Written instruction:
Only lines holding the word "this" should be copied from the material.

(Records contained in a dataset)
______
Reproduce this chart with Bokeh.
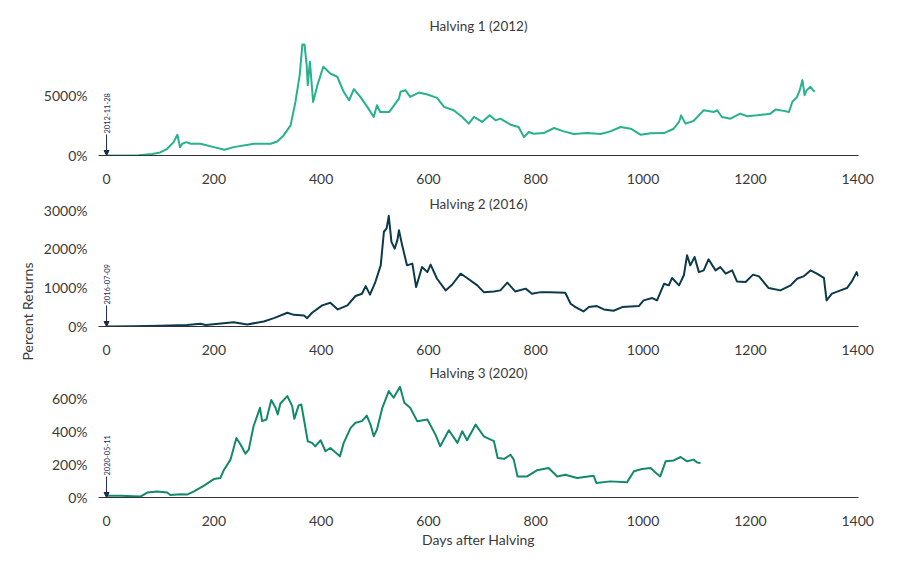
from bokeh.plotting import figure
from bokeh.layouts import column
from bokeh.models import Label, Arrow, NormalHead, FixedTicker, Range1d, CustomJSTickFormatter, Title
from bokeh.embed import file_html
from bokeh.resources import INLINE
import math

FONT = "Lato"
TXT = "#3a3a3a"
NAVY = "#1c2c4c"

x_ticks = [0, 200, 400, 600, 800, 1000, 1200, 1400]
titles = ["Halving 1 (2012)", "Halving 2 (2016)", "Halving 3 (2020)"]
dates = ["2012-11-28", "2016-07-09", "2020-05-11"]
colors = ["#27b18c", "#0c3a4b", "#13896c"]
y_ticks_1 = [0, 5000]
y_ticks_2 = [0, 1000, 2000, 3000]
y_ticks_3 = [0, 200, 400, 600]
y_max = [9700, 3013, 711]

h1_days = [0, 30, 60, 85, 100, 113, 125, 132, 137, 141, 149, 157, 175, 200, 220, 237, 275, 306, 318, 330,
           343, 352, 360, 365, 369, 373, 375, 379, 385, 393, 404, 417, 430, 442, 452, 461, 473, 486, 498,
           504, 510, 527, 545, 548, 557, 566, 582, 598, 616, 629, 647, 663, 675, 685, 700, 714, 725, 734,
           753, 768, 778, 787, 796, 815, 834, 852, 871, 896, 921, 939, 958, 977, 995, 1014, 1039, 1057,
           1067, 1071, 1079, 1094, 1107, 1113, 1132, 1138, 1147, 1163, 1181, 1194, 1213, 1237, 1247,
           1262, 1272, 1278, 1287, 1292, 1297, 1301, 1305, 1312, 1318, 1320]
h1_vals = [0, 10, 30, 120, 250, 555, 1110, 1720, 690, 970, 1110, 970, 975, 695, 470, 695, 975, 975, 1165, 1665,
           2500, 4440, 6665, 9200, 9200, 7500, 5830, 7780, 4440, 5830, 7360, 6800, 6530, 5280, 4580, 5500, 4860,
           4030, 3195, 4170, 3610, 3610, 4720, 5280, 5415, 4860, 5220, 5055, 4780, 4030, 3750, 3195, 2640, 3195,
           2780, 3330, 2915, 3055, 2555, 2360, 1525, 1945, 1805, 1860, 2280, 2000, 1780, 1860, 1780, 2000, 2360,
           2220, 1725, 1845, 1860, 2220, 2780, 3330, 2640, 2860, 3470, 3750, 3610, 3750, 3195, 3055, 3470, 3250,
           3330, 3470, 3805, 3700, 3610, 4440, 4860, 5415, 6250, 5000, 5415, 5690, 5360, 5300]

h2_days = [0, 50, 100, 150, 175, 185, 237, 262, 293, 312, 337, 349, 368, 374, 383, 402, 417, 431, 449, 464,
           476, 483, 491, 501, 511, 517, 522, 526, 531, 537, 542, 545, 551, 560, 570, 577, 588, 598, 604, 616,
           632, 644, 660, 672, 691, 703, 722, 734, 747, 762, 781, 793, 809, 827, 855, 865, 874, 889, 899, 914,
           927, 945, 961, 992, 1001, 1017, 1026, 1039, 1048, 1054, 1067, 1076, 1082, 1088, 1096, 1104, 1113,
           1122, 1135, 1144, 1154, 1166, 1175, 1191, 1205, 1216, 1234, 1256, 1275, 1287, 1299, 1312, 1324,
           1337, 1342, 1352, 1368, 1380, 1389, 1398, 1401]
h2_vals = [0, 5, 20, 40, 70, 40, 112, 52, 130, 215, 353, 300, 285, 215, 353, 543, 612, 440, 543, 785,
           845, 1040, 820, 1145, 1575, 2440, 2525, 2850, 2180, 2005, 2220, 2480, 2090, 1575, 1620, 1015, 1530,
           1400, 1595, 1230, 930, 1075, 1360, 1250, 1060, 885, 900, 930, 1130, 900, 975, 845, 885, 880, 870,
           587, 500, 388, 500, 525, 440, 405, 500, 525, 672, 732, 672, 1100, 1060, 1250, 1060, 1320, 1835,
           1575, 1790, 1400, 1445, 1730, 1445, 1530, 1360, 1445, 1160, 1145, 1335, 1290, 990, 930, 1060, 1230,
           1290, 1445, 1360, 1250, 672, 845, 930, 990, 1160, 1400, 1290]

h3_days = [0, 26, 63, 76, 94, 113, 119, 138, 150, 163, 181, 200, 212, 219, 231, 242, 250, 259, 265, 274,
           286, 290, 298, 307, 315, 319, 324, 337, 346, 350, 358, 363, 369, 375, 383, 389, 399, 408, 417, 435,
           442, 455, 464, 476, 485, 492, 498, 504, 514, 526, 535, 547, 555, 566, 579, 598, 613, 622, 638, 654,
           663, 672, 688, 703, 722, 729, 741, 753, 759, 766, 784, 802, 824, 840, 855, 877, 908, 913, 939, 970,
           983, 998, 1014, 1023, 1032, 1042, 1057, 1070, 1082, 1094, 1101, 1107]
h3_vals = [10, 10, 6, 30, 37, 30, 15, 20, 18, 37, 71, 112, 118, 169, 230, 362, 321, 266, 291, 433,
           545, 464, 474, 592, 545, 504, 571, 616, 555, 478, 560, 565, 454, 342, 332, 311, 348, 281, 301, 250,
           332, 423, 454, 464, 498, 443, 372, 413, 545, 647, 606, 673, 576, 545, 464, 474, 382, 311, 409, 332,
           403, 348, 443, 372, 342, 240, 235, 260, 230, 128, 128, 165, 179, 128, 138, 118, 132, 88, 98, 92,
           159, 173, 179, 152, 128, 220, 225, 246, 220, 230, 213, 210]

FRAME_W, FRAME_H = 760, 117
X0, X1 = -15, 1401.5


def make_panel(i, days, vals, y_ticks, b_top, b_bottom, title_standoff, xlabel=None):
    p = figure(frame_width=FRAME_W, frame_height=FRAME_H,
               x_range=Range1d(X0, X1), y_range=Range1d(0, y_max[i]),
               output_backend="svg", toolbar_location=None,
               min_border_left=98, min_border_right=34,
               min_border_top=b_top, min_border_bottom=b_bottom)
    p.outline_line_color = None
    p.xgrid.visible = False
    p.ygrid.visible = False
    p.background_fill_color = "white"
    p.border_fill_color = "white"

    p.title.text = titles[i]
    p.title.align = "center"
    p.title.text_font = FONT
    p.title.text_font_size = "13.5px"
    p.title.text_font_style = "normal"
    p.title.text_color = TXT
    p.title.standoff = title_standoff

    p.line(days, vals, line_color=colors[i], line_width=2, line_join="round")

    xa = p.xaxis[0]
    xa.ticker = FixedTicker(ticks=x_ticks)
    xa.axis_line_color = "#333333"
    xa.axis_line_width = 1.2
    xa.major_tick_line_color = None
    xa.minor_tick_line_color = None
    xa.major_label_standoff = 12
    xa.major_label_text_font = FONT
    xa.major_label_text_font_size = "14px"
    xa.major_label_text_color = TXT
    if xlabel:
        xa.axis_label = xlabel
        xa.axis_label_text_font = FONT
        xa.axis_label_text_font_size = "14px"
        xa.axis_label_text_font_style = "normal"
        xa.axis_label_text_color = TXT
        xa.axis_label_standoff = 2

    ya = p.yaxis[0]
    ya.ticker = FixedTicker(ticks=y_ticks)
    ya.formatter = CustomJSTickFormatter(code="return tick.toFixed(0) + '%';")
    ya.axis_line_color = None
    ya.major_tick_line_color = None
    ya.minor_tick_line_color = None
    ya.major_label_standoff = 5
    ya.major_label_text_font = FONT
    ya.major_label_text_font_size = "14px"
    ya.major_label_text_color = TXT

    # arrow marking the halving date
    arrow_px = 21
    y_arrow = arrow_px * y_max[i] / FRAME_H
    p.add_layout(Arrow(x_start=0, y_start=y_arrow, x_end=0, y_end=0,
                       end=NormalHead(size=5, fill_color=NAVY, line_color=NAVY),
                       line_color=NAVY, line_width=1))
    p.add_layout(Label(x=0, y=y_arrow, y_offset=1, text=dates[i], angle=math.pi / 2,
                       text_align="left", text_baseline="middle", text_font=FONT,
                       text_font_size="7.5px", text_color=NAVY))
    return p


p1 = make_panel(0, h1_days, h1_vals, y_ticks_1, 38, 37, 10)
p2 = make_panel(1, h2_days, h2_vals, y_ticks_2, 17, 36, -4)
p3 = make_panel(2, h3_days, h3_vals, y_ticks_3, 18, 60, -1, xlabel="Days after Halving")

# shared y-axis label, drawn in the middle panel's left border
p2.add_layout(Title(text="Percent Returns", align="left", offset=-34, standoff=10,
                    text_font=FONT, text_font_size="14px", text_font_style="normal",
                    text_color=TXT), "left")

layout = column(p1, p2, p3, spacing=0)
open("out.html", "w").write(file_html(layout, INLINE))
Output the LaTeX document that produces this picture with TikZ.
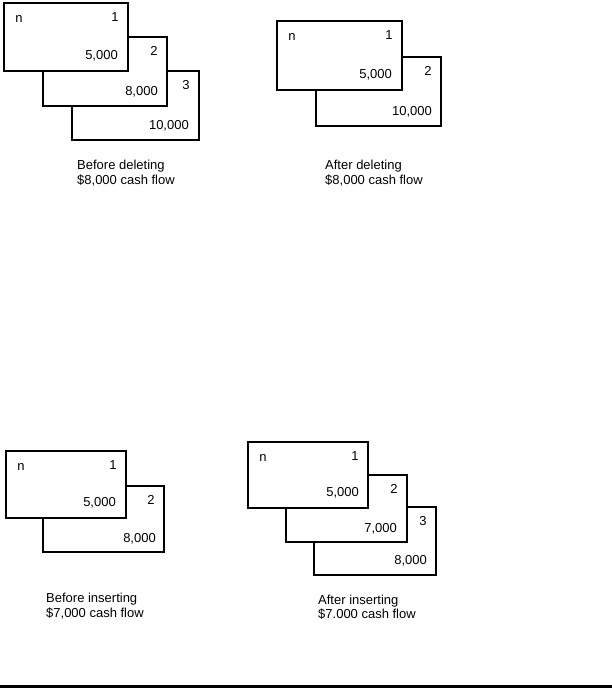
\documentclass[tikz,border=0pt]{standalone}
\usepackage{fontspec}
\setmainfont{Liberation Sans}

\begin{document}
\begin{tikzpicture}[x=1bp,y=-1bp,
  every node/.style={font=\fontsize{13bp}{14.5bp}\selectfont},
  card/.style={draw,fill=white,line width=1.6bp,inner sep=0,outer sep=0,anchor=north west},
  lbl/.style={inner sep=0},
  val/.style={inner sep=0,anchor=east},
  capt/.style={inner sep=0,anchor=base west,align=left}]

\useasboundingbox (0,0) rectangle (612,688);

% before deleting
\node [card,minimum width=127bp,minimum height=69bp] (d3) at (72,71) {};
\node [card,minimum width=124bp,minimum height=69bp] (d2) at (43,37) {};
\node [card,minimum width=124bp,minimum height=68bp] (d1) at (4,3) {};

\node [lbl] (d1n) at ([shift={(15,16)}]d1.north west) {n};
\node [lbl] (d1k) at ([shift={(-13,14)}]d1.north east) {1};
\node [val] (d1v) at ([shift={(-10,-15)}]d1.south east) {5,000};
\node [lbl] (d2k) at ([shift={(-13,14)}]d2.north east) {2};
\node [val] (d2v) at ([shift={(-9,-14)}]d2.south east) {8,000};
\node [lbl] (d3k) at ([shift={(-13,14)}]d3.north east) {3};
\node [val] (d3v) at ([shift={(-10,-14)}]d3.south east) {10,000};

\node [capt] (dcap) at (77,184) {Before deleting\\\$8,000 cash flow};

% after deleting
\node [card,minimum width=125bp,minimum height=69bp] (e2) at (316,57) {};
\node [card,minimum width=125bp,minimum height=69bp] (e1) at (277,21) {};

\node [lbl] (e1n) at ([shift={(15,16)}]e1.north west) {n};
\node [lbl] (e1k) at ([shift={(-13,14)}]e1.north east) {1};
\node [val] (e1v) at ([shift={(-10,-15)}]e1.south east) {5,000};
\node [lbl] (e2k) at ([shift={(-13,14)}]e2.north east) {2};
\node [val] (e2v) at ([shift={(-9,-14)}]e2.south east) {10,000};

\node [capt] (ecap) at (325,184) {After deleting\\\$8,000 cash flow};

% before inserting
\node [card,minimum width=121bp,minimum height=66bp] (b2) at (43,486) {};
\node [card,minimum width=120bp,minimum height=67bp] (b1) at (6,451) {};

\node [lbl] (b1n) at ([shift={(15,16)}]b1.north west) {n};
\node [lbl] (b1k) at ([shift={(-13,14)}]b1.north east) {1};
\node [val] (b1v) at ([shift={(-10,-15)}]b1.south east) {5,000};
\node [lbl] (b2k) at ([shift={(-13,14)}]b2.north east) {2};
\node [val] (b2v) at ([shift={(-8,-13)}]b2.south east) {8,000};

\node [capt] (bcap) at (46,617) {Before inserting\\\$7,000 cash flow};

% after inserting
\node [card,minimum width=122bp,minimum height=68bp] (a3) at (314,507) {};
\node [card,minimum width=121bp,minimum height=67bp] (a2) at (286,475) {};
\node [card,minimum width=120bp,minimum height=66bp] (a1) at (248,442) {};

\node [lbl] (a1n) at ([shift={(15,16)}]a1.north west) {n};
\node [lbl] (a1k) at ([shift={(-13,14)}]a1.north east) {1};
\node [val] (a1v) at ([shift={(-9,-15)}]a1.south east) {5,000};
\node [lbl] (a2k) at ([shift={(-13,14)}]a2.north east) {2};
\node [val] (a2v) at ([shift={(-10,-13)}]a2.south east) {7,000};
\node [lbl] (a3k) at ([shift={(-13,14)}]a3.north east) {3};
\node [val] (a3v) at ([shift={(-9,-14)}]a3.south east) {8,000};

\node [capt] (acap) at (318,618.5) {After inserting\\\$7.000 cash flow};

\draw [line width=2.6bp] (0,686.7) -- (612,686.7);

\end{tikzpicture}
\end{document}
______
Task answer:
Reproduce this chart with Bokeh.
Output the LaTeX document that produces this picture with TikZ.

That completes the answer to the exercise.